We first went to the wrong car park at Camp Hero in Montauk, but we didn’t know it. In front of us was a bluff with a warning to keep back 25 feet as it was undermined. To our east was the Montauk Point Lighthouse and to the west at the top of the hill the giant AN-FPS-35 Radar. Our aim was to visit the latter as we’d already been a couple times to the lighthouse.
We followed on foot the abandoned Old Montauk Highway in the direction of the radar tower. We veered off and took the first right onto Rough Riders Road, named after Theodore Roosevelt’s cavalry unit who were quarantined in this area at the tip of eastern Long Island after the Spanish-American War. (You can read more about this in my post on Shadmoor)
Battery 113 Trail
Then we headed along Battery 113 trail, hoping it would lead us to the radar tower. We hiked along the path through woods and crossed a series of small bridges over streams. All was normal apart from an odd looking tree.
And my daughter marched along to the beat of her own drum.
Telling my kids to stay put, I strayed off the path out of curiosity when I spotted a large tarpaulin in the undergrowth and some burnt out bricks and debris. I didn’t touch anything in case there were any UXO. That is, unexploded ordnance.
Although Camp Hero is a state park it formerly was a US military base. We headed back to the car and our only sighting was a yellow bird.

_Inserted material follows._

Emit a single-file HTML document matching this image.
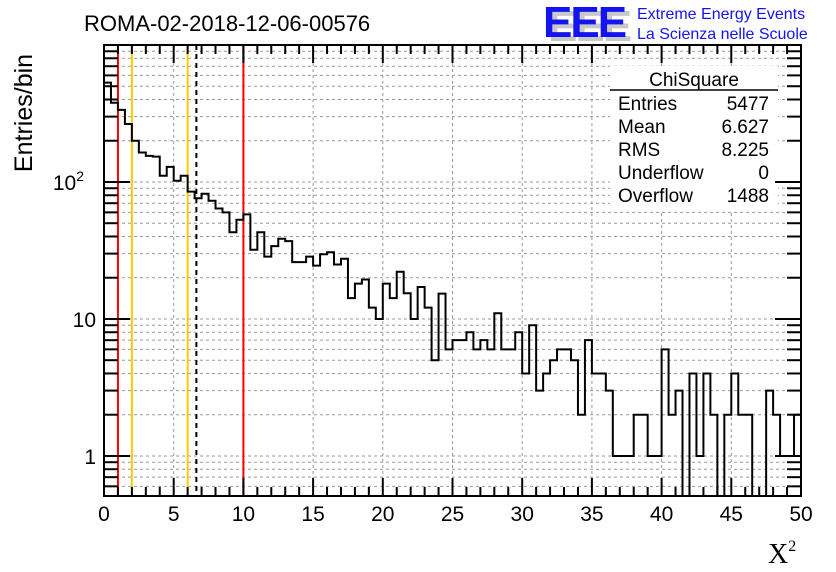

This time we drove up the correct road and reached the decommissioned Montauk Air Force Station. At last we had reached the radar dish.
The Montauk Project
The park not only attracts hikers, bikers, cross-country skiers and picnickers but also those drawn by all the conspiracy theories surrounding the former base. Tales of mind control operations, aliens working with humans, abductions, time travel, parallel dimensions, underground laboratories with paranormal experiments and more have been linked to Camp Hero. Witnesses claim these conspiracies are true and have told their stories in books such as The Montauk Project by Preston Nichols or the film Montauk Chronicles.
During the Cold War, the base was used as part of the SAGE (Semi-Automatic Ground Environment) network involving large computers and radar sites as defense against a possible attack by Soviet bombers.
Like an aging diva, the giant radar dish looms over the park. For twenty years – from 1960 to 1980 – it played a starring role while now it crumbles behind barbed wire.
Camp Hero WW2
Nearby are two reinforced concrete batteries. But they are from a different era than the radar dish. Battery 113 was built in 1942 to protect the nation and defend New York from Nazis, not Soviets. The 600 foot long battery once contained two 16 inch guns ready to shoot at any German ships or U-boats sneaking up the coast
The bunkers were part of Camp Hero when it was a coastal artillery base during World War II. If we had continued in the woods on Battery 113 trail it would have led us here.
Downtown Camp Hero
From here you can stroll over to ‘Downtown’ Camp Hero. In case German spies flew over or sailed too close to the Montauk coast, the base was disguised as a seaside fishing village during World War Two.
All that remains of this original village was this church. Although in fact it really was a gymnasium. Then 600 enlisted men and 37 officers lived and operated in buildings that were painted to look like cottages.
A dining hall, barracks and a bowling alley next to it are from the Cold War days. In 1966 there were 206 military and civilians stationed at the base. Now there are picnic tables where you can dine in the shadow of this ghosttown.
My camera worked throughout our whole visit. Nothing paranormal happened to my family.
Unlike a New York Times reporter whose digital camera stopped functioning only when she toured the area for a 2006 article. That is, just after laughing at a story she was told of people visiting at night who’s flashlights all went dead simultaneously. There are numerous websites devoted to the Montauk project conspiracies. So you could say the Hamptons has its own equivalent to Area 51 or Roswell.
Montauk Air Force Station closed in 1980 and Camp Hero was given to the state as parkland in the 1980s. The State Park didn’t open until 2002.
Whether you believe in the X-files or just want a beautiful view during a hike along one of the many trails, 415 acres of Camp Hero State Park are open to the public from sunrise to sunset all year round. But only above ground.
According to local deed records, everything underground remains the property of the US government. Which has made many people wonder if the myths are true about the secret Montauk projects at Camp Hero….
And while you’re in the Montauk area, you may want to see an inland mountain of sand, known as the Walking Dunes, move over forests. Or hike in Shadmoor State Park where Theodore Roosevelt was quarantined with his Rough Riders. Or climb 137 steps and see the coast where the famous Amistad ship with its slave mutineers was seized in 1839. Or watch seals laze on rocks by the shore.
Just double check whether your camera still works after a tour of Camp Hero.